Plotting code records

---*---

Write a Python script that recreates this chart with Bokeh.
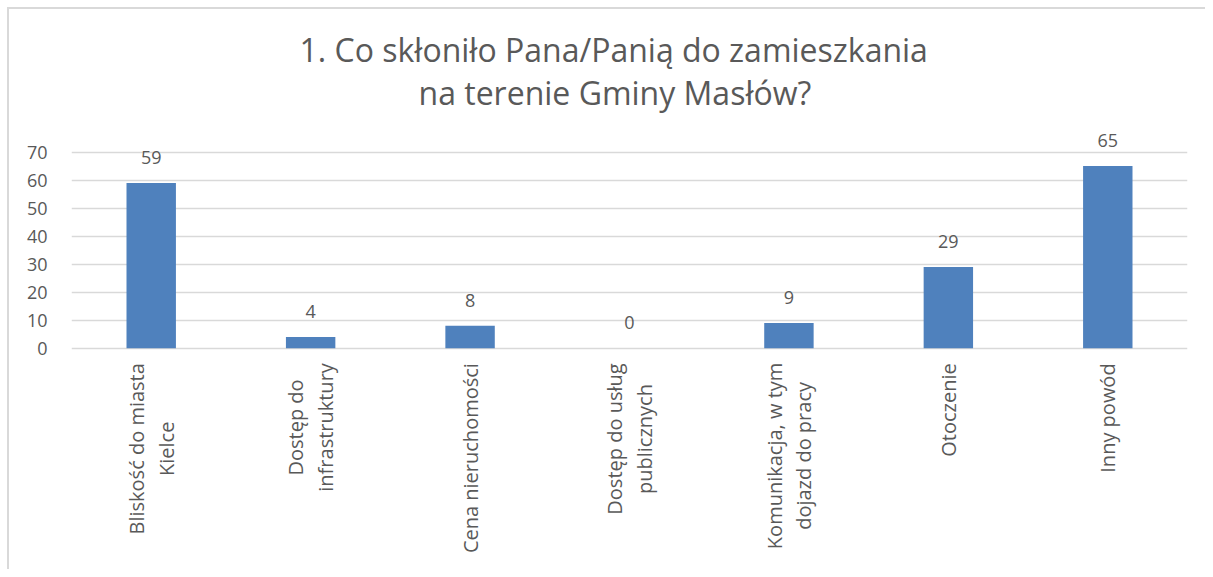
from bokeh.plotting import figure
from bokeh.models import ColumnDataSource, Title, Range1d, FactorRange, FixedTicker
from bokeh.core.properties import value
from bokeh.embed import file_html
from bokeh.resources import INLINE
import math

# ---- data ----
categories = [
    "Bliskość do miasta Kielce",
    "Dostęp do infrastruktury",
    "Cena nieruchomości",
    "Dostęp do usług publicznych",
    "Komunikacja, w tym dojazd do pracy",
    "Otoczenie",
    "Inny powód",
]
tick_labels = [
    "Bliskość do miasta\nKielce",
    "Dostęp do\ninfrastruktury",
    "Cena nieruchomości",
    "Dostęp do usług\npublicznych",
    "Komunikacja, w tym\ndojazd do pracy",
    "Otoczenie",
    "Inny powód",
]
values = [59, 4, 8, 0, 9, 29, 65]
y_ticks = [0, 10, 20, 30, 40, 50, 60, 70]
title_lines = ["1. Co skłoniło Pana/Panią do zamieszkania", "na terenie Gminy Masłów?"]

FONT = "Open Sans"
GREY = "#595959"
LABEL_PX = 20

# approximate Open Sans advance widths (units per em = 2048), used only to
# centre the rotated multi-line category labels below the axis
_ADV = {" ": 532, ",": 492, "B": 1300, "C": 1264, "D": 1479, "I": 586, "K": 1167,
        "O": 1599, "a": 1139, "ą": 1139, "b": 1255, "c": 975, "ć": 975, "d": 1255,
        "e": 1149, "ę": 1149, "f": 694, "g": 1122, "h": 1257, "i": 518, "j": 518,
        "k": 1075, "l": 518, "ł": 543, "m": 1905, "n": 1257, "o": 1237, "ó": 1237,
        "p": 1255, "r": 836, "s": 977, "ś": 977, "t": 723, "u": 1257, "w": 1589,
        "y": 1026, "z": 977}


def text_width(s, size):
    return sum(_ADV.get(ch, 1100) for ch in s) / 2048 * size


tick_offsets = [15 + max(text_width(line, LABEL_PX) for line in t.split("\n")) / 2
                for t in tick_labels]

source = ColumnDataSource(dict(cat=categories, val=values, lab=[str(v) for v in values],
                               tick=tick_labels, toff=tick_offsets,
                               zero=[0] * len(values)))

# frame spans from below the title to the bottom of the canvas, so that the
# value labels and the rotated category labels are drawn inside it
p = figure(
    x_range=FactorRange(*categories, range_padding=0),
    y_range=Range1d(-79.0, 82.0),
    width=1205, height=569,
    output_backend="svg", toolbar_location=None,
    min_border_left=71, min_border_right=18, min_border_top=118, min_border_bottom=0,
    border_fill_color=None, background_fill_color=None,
)
# light chart-area border (left and top edges)
p.styles = {
    "background": "linear-gradient(#d9d9d9, #d9d9d9) 7px 7px / 2px calc(100% - 7px) no-repeat, "
                  "linear-gradient(#d9d9d9, #d9d9d9) 7px 7px / calc(100% - 7px) 2px no-repeat, "
                  "#ffffff"
}

p.vbar(x="cat", top="val", width=0.31, source=source, fill_color="#4F81BD", line_color=None)

p.text(x="cat", y="val", text="lab", source=source, text_align="center",
       text_baseline="bottom", y_offset=-19, text_font=value(FONT),
       text_font_size="18px", text_color=GREY)

p.text(x="cat", y="zero", text="tick", source=source, angle=math.pi / 2,
       anchor="center", text_align="center", text_baseline="middle", y_offset="toff",
       text_font=value(FONT), text_font_size=f"{LABEL_PX}px", text_color=GREY,
       text_line_height=1.1)

# titles
t2 = Title(text=title_lines[1], align="left", text_font=FONT, text_font_size="32px",
           text_font_style="normal", text_color=GREY, standoff=9, offset=347)
t1 = Title(text=title_lines[0], align="left", text_font=FONT, text_font_size="32px",
           text_font_style="normal", text_color=GREY, standoff=-13, offset=228)
p.add_layout(t2, "above")
p.add_layout(t1, "above")

p.outline_line_color = None
p.xgrid.grid_line_color = None
p.ygrid.grid_line_color = "#d9d9d9"
p.ygrid.grid_line_width = 1.5

p.yaxis.ticker = FixedTicker(ticks=y_ticks)
p.yaxis.axis_line_color = None
p.yaxis.major_tick_line_color = None
p.yaxis.minor_tick_line_color = None
p.yaxis.major_label_standoff = 18
p.yaxis.major_label_text_font = FONT
p.yaxis.major_label_text_font_size = "18px"
p.yaxis.major_label_text_color = GREY

p.xaxis.visible = False

open("out.html", "w").write(file_html(p, INLINE))
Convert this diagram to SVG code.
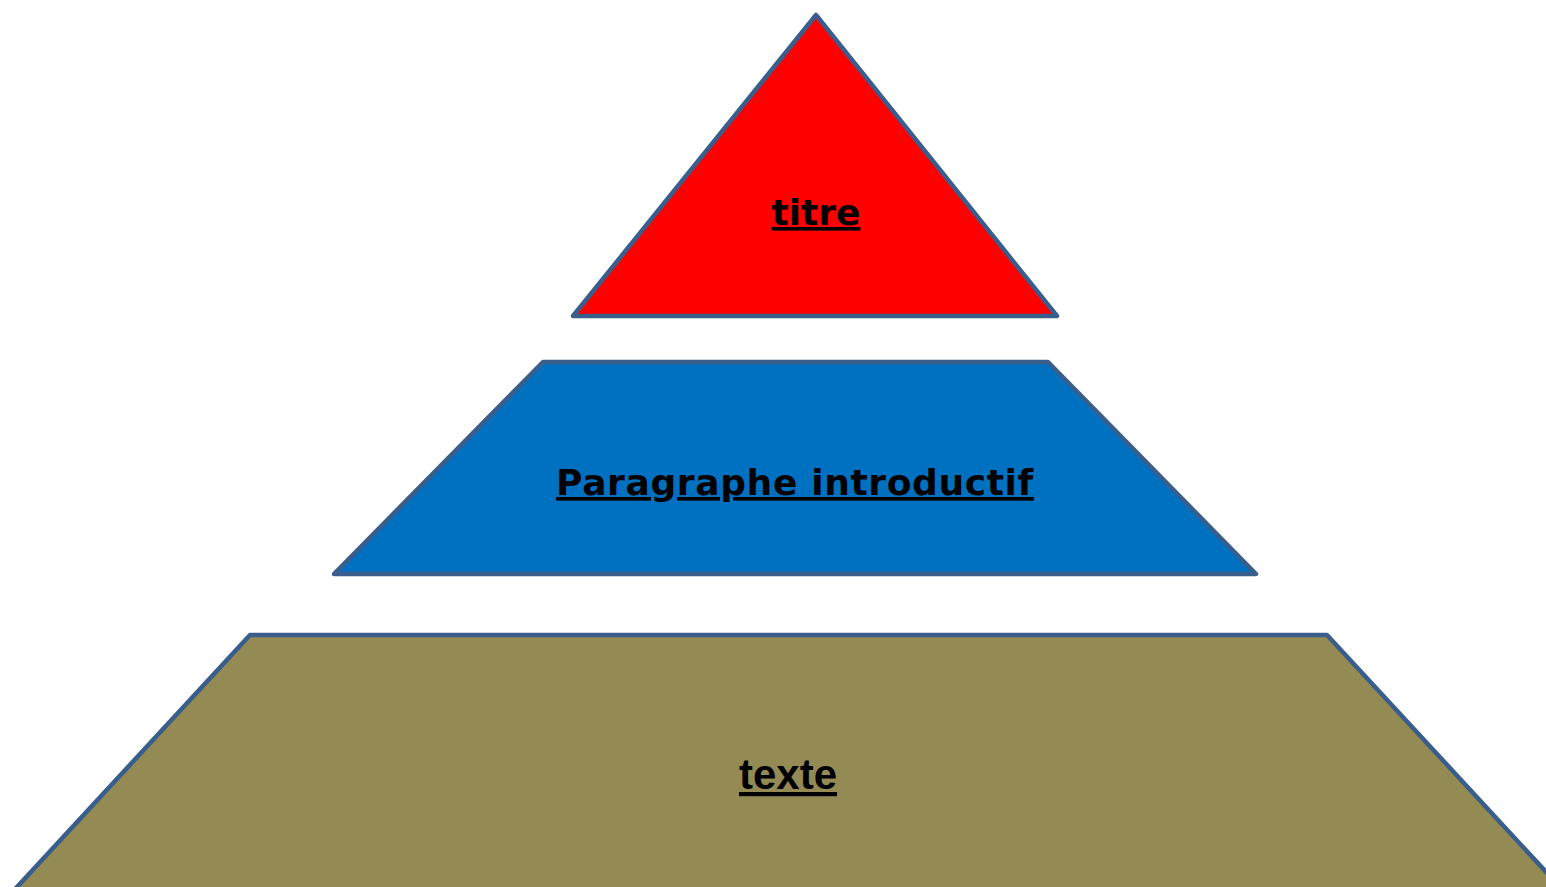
<svg xmlns="http://www.w3.org/2000/svg" width="1546" height="887" viewBox="0 0 1546 887">
<style>
.shape{stroke:#3A5E8C;stroke-width:4.5;stroke-linejoin:round}
.lbl{font-weight:bold;fill:#000;text-anchor:middle;text-decoration:underline}
.v{font-family:"DejaVu Sans",Verdana,sans-serif;font-size:36px}
.a{font-family:"Liberation Sans",Arial,sans-serif;font-size:42px}
</style>
<rect width="1546" height="887" fill="#FFFFFF"/>
<g id="node-titre">
<polygon class="shape" points="816,15 1057,316 573,316" fill="#FF0000"/>
<text class="lbl v" x="816" y="225">titre</text>
</g>
<g id="node-paragraphe">
<polygon class="shape" points="543,362 1048,362 1256,574 334,574" fill="#0070C0"/>
<text class="lbl v" x="795" y="495" letter-spacing="0.65">Paragraphe introductif</text>
</g>
<g id="node-texte">
<polygon class="shape" points="250,635 1327,635 1572,900 5,900" fill="#948A54"/>
<text class="lbl a" x="788" y="789">texte</text>
</g>
<g id="connectors"></g>
</svg>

---*---

WORK REQUIRED
Only lines belong in the copy: transcribe those from the start of the data through the line that contains "import math", and skip the pictures.

FULL ANSWER
Write a Python script that recreates this chart with Bokeh.
from bokeh.plotting import figure
from bokeh.models import ColumnDataSource, Title, Range1d, FactorRange, FixedTicker
from bokeh.core.properties import value
from bokeh.embed import file_html
from bokeh.resources import INLINE
import math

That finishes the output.